- Armiger: Province of Småland, Sweden
- Adopted: 1569
- Shield: Or a lion rampant Gules langued and armed Azure holding in front paws a Crossbow of the second bowed and stringed Sable with a bolt Argent.

= Heraldry of Småland =

Coat of arms for Småland

Småland is a province of Sweden and at the funeral of Gustav Vasa in 1560 the province was granted its arms. Today there are also county arms that are based on the arms of Småland.

==Småland==

The first coat of arms for Småland, granted in 1560, pictured a red crossbow with roses on a golden shield but at the coronation of Johan III in 1569 a new coat of arms was granted. A lion was wielding the crossbow and the roses had fallen off. There was also a revision in 1944, but no alterations were made. Småland is also considered a duchy and has the right to carry a ducal coronet with the arms.

Blazon: "Or a lion rampant Gules langued and armed Azure holding in front paws a Crossbow of the second bowed and stringed Sable with a bolt Argent."

Official blazon in Swedish: "I gyllene fält ett rött lejon med blå beväring, därest sådan skall förekomma, och hållande i tassarna ett uppåtvänt rött armborst med pilspets av silver samt båge och strängar svarta.".

==Kronoberg County==
Kronoberg County was formally granted its arms in 1944; however, use of the same was already an established practice. It is a variation of the arms of Småland, with the lion standing on a mountain.
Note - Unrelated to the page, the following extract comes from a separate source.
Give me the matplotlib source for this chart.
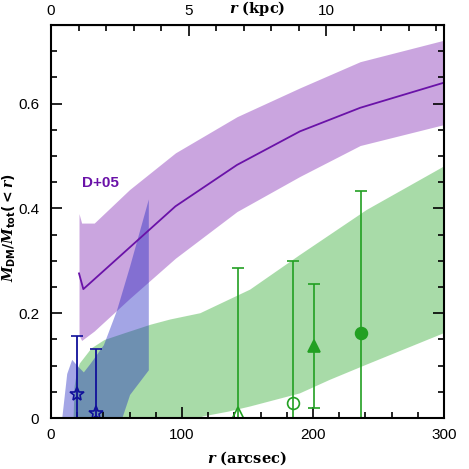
import numpy as np
import matplotlib
matplotlib.use("Agg")
from matplotlib import pyplot as plt

plt.rcParams['font.family'] = ['Liberation Sans', 'DejaVu Sans']
plt.rcParams['mathtext.fontset'] = 'custom'
plt.rcParams['mathtext.it'] = 'DejaVu Serif:italic:bold'
plt.rcParams['mathtext.rm'] = 'DejaVu Sans:bold'
plt.rcParams['mathtext.bf'] = 'DejaVu Sans:bold'

# D+05 model band (arcsec, M_DM/M_tot)
d05_r = [21.4, 23.4, 33, 60, 95, 142, 190, 236, 300]
d05_hi = [0.39, 0.372, 0.372, 0.436, 0.506, 0.575, 0.63, 0.68, 0.721]
d05_lo = [0.158, 0.148, 0.166, 0.228, 0.305, 0.394, 0.461, 0.52, 0.56]
d05_line_r = [21.4, 24.7, 95, 142, 190, 236, 300]
d05_line = [0.276, 0.246, 0.404, 0.483, 0.547, 0.592, 0.640]

# blue band
blue_r = [8.2, 12, 15.8, 20, 24.7, 30, 40, 50, 60, 74.3]
blue_hi = [0.0, 0.085, 0.112, 0.1, 0.088, 0.105, 0.14, 0.206, 0.29, 0.418]
blue_lo = [-0.3, -0.28, -0.26, -0.24, -0.22, -0.2, -0.12, -0.03, 0.045, 0.092]

# green band
green_hi_r = [17, 18, 20, 22, 31, 41, 56.5, 76, 91, 114, 152, 190, 241, 300]
green_hi = [-0.02, 0.06, 0.09, 0.104, 0.133, 0.149, 0.162, 0.178, 0.188, 0.2,
            0.245, 0.311, 0.397, 0.48]
green_lo_r = [17, 60, 80, 100, 116, 135, 152, 190, 213, 241, 300]
green_lo = [-0.25, -0.1, -0.05, -0.015, 0.003, 0.012, 0.022, 0.047, 0.073, 0.102, 0.162]

# data points
star_r = [20.1, 34]
star_y = [0.045, 0.01]
star_hi = [0.157, 0.131]
star_lo = [-0.05, -0.05]

green_pts_r = [143, 184.4, 200.4, 237]
green_pts_y = [0.009, 0.029, 0.1375, 0.162]
green_pts_hi = [0.287, 0.299, 0.255, 0.434]
green_pts_lo = [-0.05, -0.05, 0.0185, -0.05]
green_pts_mk = ['^', 'o', '^', 'o']
green_pts_fill = [False, False, True, True]

ARCSEC2KPC = 0.0476

purple = '#6a12a8'
green = '#22a022'
navy = '#10109a'

fig = plt.figure(figsize=(4.69, 4.69), dpi=100)
ax = fig.add_axes([0.1087, 0.1087, 0.838, 0.838])

ax.fill_between(d05_r, d05_lo, d05_hi, color='#974dc1', alpha=0.5, lw=0)
ax.fill(np.concatenate([green_hi_r, green_lo_r[::-1]]),
        np.concatenate([green_hi, green_lo[::-1]]),
        color='#53b953', alpha=0.5, lw=0)
ax.fill_between(blue_r, blue_lo, blue_hi, color='#1920c0', alpha=0.4, lw=0)
ax.plot(d05_line_r, d05_line, color=purple, lw=1.3)

for i in range(len(star_r)):
    y = star_y[i]
    ax.errorbar(star_r[i], y, yerr=[[y - star_lo[i]], [star_hi[i] - y]],
                fmt='*', color=navy, mfc='none', mec=navy, ms=10, mew=1.2,
                elinewidth=1.3, capsize=4.5, capthick=1.3)

for i in range(len(green_pts_r)):
    y = green_pts_y[i]
    mfc = green if green_pts_fill[i] else 'none'
    ax.errorbar(green_pts_r[i], y, yerr=[[y - green_pts_lo[i]], [green_pts_hi[i] - y]],
                fmt=green_pts_mk[i], color=green, mfc=mfc, mec=green, ms=8.5, mew=1.2,
                elinewidth=1.2, capsize=4, capthick=1.2)

ax.text(23.7, 0.449, 'D+05', color=purple, fontsize=11, fontweight='bold',
        va='center', ha='left')

ax.set_xlim(0, 300)
ax.set_ylim(0, 0.75)
ax.set_xticks([0, 100, 200, 300])
ax.set_xticks(np.arange(0, 301, 20), minor=True)
ax.set_yticks([0, 0.2, 0.4, 0.6])
ax.set_yticklabels(['0', '0.2', '0.4', '0.6'])
ax.set_yticks(np.arange(0, 0.751, 0.05), minor=True)
ax.tick_params(which='both', direction='in', right=True, top=False, width=1.2,
               labelsize=11)
ax.tick_params(which='major', length=8)
ax.tick_params(which='minor', length=4.5)
ax.tick_params(axis='y', pad=8.5)
ax.tick_params(axis='x', pad=7)
for s in ax.spines.values():
    s.set_linewidth(1.5)

sec = ax.secondary_xaxis('top', functions=(lambda r: r * ARCSEC2KPC,
                                           lambda k: k / ARCSEC2KPC))
sec.set_xticks([0, 5, 10])
sec.set_xticks(np.arange(0, 15, 1), minor=True)
sec.tick_params(which='both', direction='in', width=1.2, labelsize=11, pad=5)
sec.tick_params(which='major', length=8)
sec.tick_params(which='minor', length=4.5)

fig.text(247 / 469, 1 - 458 / 469, r'$r$ (arcsec)', fontsize=10.5, fontweight='bold',
         family='DejaVu Serif', ha='center', va='center')
fig.text(257 / 469, 1 - 9 / 469, r'$r$ (kpc)', fontsize=10.5, fontweight='bold',
         family='DejaVu Serif', ha='center', va='center')
fig.text(9 / 469, 1 - 228 / 469, r'$M_{\rm DM}/M_{\rm tot}(<r)$', fontsize=10,
         rotation=90, ha='center', va='center', family='DejaVu Serif')

fig.savefig('out.png', dpi=100)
Blazon: "Or, a lion rampant Gules langued and armed Azure holding in front paws a Crossbow of the second bowed and stringed Sable with a bolt Argent, standing on a triple Mount Vert."

Official blazon in Swedish: "I fält av guld ett på ett grönt treberg stående, upprest, rött lejon med blå beväring, vilket med båda framtassarna håller ett stolpvis ställt rött armborst med svart båge och pil av silver.".

==Kalmar County==
Kalmar County includes the eastern part of Småland and the island province of Öland. The arms is a combination of the arms of Småland and Öland.

Blazon: "Quartered, the arms of Småland and Öland"

Official blazon in Swedish: "Sköld kvadrerad av Smålands och Ölands vapen".

==Jönköping County==
Jönköping County geographically represents the northern part of Småland. The arms of the County, however, are not based on the arms of the province but rather on the combination of the arms for the town of Jönköping and the lesser state arms of Sweden.

Official blazon in Swedish: "I rött fält en från en av en vågskura bildad blå stam uppskjutande krenelerad borg av silver med tre krenelerade torn, det mellersta högst,svarta fönster, dörrar och port samt upphissat portgaller av silver och däröver en med tre bjälkvis ordnade kronor av guld belagd blå ginstam.".

==Öland==

Öland is a separate province from Småland, however its arms are included in the arms for Kalmar County.

Blazon: "Azure a Deer Or attired, hoofed and gorged Gules."

Official blazon in Swedish: "I blått fält en gående hjort av guld med rött halsband och röd beväring, därest sådan skall komma till användning."